Because the industrial zig-zag sewing machine I draw with has only one stitch, a mechanized version of an artist’s scribble, which can scumble or lay in solid color or thin into a line; because I have drawn all my life in a great variety of media, and now that I’m drawing with a sewing machine, there’s no reason to call it anything else; and because drawing/sewing is the primary transformative agent that over days and weeks turns scraps of patterned fabric into works of art.
I still have the power grinders I used when I was
a sculptor, for such materials as steel, cast bronze,
brass, aluminum, epoxy and polyester resin and
fiberglass. From the top, my 7” side-grinder, a real
beast, my 25,000 RPM miniature die grinder, a
screamer but great for details, and my sweet little
4 1/2” side-grinder, a wonderfully versatile
machine.
I hated sewing. In Seventh Grade Home Economics, each
of us girls had to make a skirt. I selected the fabric, a
turquoise paisley in polished cotton, but refused to sew
a skirt from it. After my mother made the skirt for me so
that I wouldn’t flunk the class, I refused to wear it. I had
only a vague idea of how to use a sewing machine when
I started to make sewn drawings. But I was trained and
worked for many years as a sculptor, using all kinds of
hand and power tools. An industrial sewing machine is
just another power tool, one that I draw with. I still have
absolutely no interest in making curtains or clothing.
Process generates the imagery. I just have to show up
and do the work. I start by moving around scraps of
patterned fabric and paying close attention to what is
happening under my hands. When something interesting
comes together, I lay it on another printed fabric and
sew into it. I keep sewing, making changes, picking out
stitches, pulling off pieces of fabric and sewing down new
scraps, sometimes even cutting the whole thing apart and
reconstructing it, all in the service of the process, groping
toward something I’ve never seen before.
I shop in discount fabric stores all over Manhattan,
Queens, and Brooklyn, seldom buying more than a yard
at a time or paying much more than $10 a yard, usually
without having any idea of what I’m going to do with it.
Second-hand clothing stores sometimes have very nice
things—there is more than enough fabric in a printed
blouse for my purposes.
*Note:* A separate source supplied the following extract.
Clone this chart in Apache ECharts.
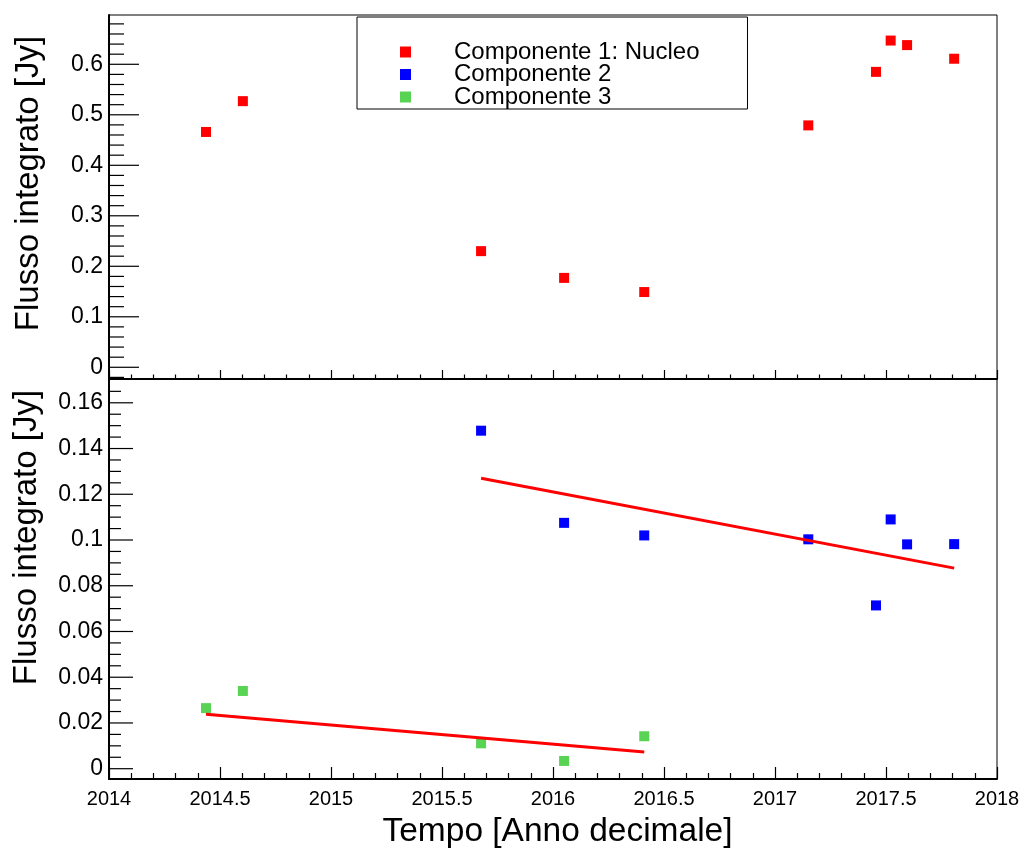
<!DOCTYPE html>
<html>
<head>
<meta charset="utf-8">
<script src="https://cdn.jsdelivr.net/npm/echarts@6/dist/echarts.min.js"></script>
<style>
html,body{margin:0;padding:0;background:#fff;}
#c{width:1021px;height:848px;}
</style>
</head>
<body>
<div id="c"></div>
<script>
// ---- data ----
var years = [2014.437, 2014.603, 2015.676, 2016.050, 2016.411, 2017.150, 2017.455, 2017.521, 2017.595, 2017.807];
var comp1 = [0.466, 0.527, 0.230, 0.177, 0.149, 0.479, 0.585, 0.647, 0.638, 0.611];
var years2 = [2015.676, 2016.050, 2016.411, 2017.150, 2017.455, 2017.521, 2017.595, 2017.807];
var comp2 = [0.1478, 0.1075, 0.1020, 0.1003, 0.0714, 0.1090, 0.0981, 0.0982];
var years3 = [2014.437, 2014.603, 2015.676, 2016.050, 2016.411];
var comp3 = [0.0265, 0.0340, 0.0111, 0.0034, 0.0142];
var fit2X = [2015.676, 2017.807];
var fit2Y = [0.1270, 0.0877];
var fit3X = [2014.437, 2016.411];
var fit3Y = [0.0238, 0.0073];
var seriesNames = ['Componente 1: Nucleo', 'Componente 2', 'Componente 3'];
var topMajor = [0, 0.1, 0.2, 0.3, 0.4, 0.5, 0.6];
var topMinor = [-0.02, 0.02, 0.04, 0.06, 0.08, 0.12, 0.14, 0.16, 0.18, 0.22, 0.24, 0.26, 0.28, 0.32, 0.34, 0.36, 0.38, 0.42, 0.44, 0.46, 0.48, 0.52, 0.54, 0.56, 0.58, 0.62, 0.64, 0.66, 0.68];
var botMajor = [0, 0.02, 0.04, 0.06, 0.08, 0.1, 0.12, 0.14, 0.16];
var botMinor = [0.005, 0.01, 0.015, 0.025, 0.03, 0.035, 0.045, 0.05, 0.055, 0.065, 0.07, 0.075, 0.085, 0.09, 0.095, 0.105, 0.11, 0.115, 0.125, 0.13, 0.135, 0.145, 0.15, 0.155, 0.165];
var yTitle = 'Flusso integrato [Jy]';
var xTitle = 'Tempo [Anno decimale]';
var X_MIN = 2014, X_MAX = 2018;

function zip(a, b) { return a.map(function (v, i) { return [v, b[i]]; }); }

var FONT = '"Liberation Sans", Arial, Helvetica, sans-serif';
var RED = '#ff0000', BLUE = '#0000ff', GREEN = '#59d354';

var chart = echarts.init(document.getElementById('c'), null, {renderer: 'canvas'});

function xAxisDef(gi, showLabel, tickLen) {
  return {
    type: 'value', gridIndex: gi, min: X_MIN, max: X_MAX, interval: 0.5, position: 'bottom',
    axisLine: {show: true, onZero: false, lineStyle: {color: '#000', width: 2}},
    axisTick: {show: true, inside: true, length: tickLen, lineStyle: {color: '#000', width: 1.2}},
    minorTick: {show: true, splitNumber: 5, length: tickLen / 2, lineStyle: {color: '#000', width: 1.2}},
    splitLine: {show: false},
    axisLabel: {show: showLabel, color: '#000', fontFamily: FONT, fontSize: 20, margin: 10,
      showMinLabel: true, showMaxLabel: true,
      formatter: function (v) { return String(v); }}
  };
}
function yAxisDef(gi, min, max, vals) {
  return {
    type: 'value', gridIndex: gi, min: min, max: max, position: 'left',
    axisLine: {show: true, onZero: false, lineStyle: {color: '#000', width: 2}},
    axisTick: {show: false},
    axisLabel: {show: true, customValues: vals, color: '#000', fontFamily: FONT, fontSize: 23, margin: 6},
    splitLine: {show: false}
  };
}
// y-axis tick marks drawn through the axis scale (one series per tick length)
function tickSeries(xi, yi, vals, len) {
  return {
    type: 'custom', xAxisIndex: xi, yAxisIndex: yi, silent: true, z: 5, clip: false,
    encode: {x: 0, y: 1},
    data: vals.map(function (v) { return [X_MIN, v]; }),
    renderItem: function (params, api) {
      var p = api.coord([api.value(0), api.value(1)]);
      return {type: 'line', shape: {x1: p[0], y1: p[1], x2: p[0] + len, y2: p[1]},
        style: {stroke: '#000', lineWidth: 1.2}};
    }
  };
}

var option = {
  animation: false,
  backgroundColor: '#fff',
  grid: [
    {left: 109, top: 15, width: 888, height: 364, show: true, borderColor: '#000', borderWidth: 1,
      backgroundColor: 'transparent', containLabel: false, outerBoundsMode: 'none'},
    {left: 109, top: 379, width: 888, height: 400, show: true, borderColor: '#000', borderWidth: 1,
      backgroundColor: 'transparent', containLabel: false, outerBoundsMode: 'none'}
  ],
  xAxis: [xAxisDef(0, false, 9), xAxisDef(1, true, 12)],
  yAxis: [
    yAxisDef(0, -0.0232, 0.6976, topMajor),
    yAxisDef(1, -0.0045, 0.1704, botMajor)
  ],
  legend: {
    data: seriesNames,
    orient: 'vertical',
    left: 357, top: 17,
    padding: [23, 48, 0, 43],
    itemGap: -1.5,
    itemWidth: 11, itemHeight: 11,
    icon: 'rect',
    selectedMode: false,
    borderColor: '#000', borderWidth: 1,
    backgroundColor: '#fff',
    textStyle: {color: '#000', fontFamily: FONT, fontSize: 24, padding: [0, 0, 0, 38]}
  },
  graphic: [
    {type: 'text', x: 29, y: 183.5, rotation: Math.PI / 2,
      style: {text: yTitle, fill: '#000', font: '33px ' + FONT, textAlign: 'center', textVerticalAlign: 'middle'}},
    {type: 'text', x: 27, y: 537.5, rotation: Math.PI / 2,
      style: {text: yTitle, fill: '#000', font: '33px ' + FONT, textAlign: 'center', textVerticalAlign: 'middle'}},
    {type: 'text', x: 557.5, y: 832,
      style: {text: xTitle, fill: '#000', font: '33.5px ' + FONT, textAlign: 'center', textVerticalAlign: 'middle'}}
  ],
  series: [
    {name: seriesNames[0], type: 'scatter', xAxisIndex: 0, yAxisIndex: 0, symbol: 'rect', symbolSize: 10,
      itemStyle: {color: RED, opacity: 1}, data: zip(years, comp1), z: 3},
    {name: seriesNames[1], type: 'scatter', xAxisIndex: 1, yAxisIndex: 1, symbol: 'rect', symbolSize: 10,
      itemStyle: {color: BLUE, opacity: 1}, data: zip(years2, comp2), z: 3},
    {name: seriesNames[2], type: 'scatter', xAxisIndex: 1, yAxisIndex: 1, symbol: 'rect', symbolSize: 10,
      itemStyle: {color: GREEN, opacity: 1}, data: zip(years3, comp3), z: 3},
    {name: 'fit2', type: 'line', xAxisIndex: 1, yAxisIndex: 1, showSymbol: false, symbol: 'none',
      lineStyle: {color: RED, width: 3}, data: zip(fit2X, fit2Y), z: 4},
    {name: 'fit3', type: 'line', xAxisIndex: 1, yAxisIndex: 1, showSymbol: false, symbol: 'none',
      lineStyle: {color: RED, width: 3}, data: zip(fit3X, fit3Y), z: 4},
    tickSeries(0, 0, topMajor, 30),
    tickSeries(0, 0, topMinor, 15),
    tickSeries(1, 1, botMajor, 24),
    tickSeries(1, 1, botMinor, 12)
  ]
};
chart.setOption(option);
</script>
</body>
</html>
Whenever I travel to another
city, I try to visit fabric stores and vintage clothing shops,
where I sometimes find wonderful things. After my sewn
drawings were first shown, people started giving me pieces
of fabric and trim. Mickey Kreuger of Windham Fabrics
invited me to his warehouse in Jersey City to choose
anything I wanted.
It is a greater challenge to find thread. No matter how many
spools and cones of thread I already have, I am always
trying to match a particular color in a fabric that is part of
a new drawing. I buy whatever I can find, industrial cones,
Coats & Clark, Metrosene, and Gutterman spools, offbrands
and surplus—polyester, poly-cotton, cotton, and silk.
Weeks or months, depending on size and complexity. For
every hour I spend sewing, I spend another two hours
drawing threads back, one by one, tying them off to the
bobbin threads, and trimming the excess. For example, it
takes about fifteen hours to do five hours of sewing. And
since I never know what the finished drawing is going to
look like until very late in the process, I invariably spend
a lot of time revising, undoing, re-doing, and repairing
collateral damage. Fortunately, sewing/drawing is the most
interesting and compelling thing I have ever done, and no
amount of trouble is too much.
Click on News to learn of current and future shows
featuring my sewn drawings or contact China at
to arrange a visit.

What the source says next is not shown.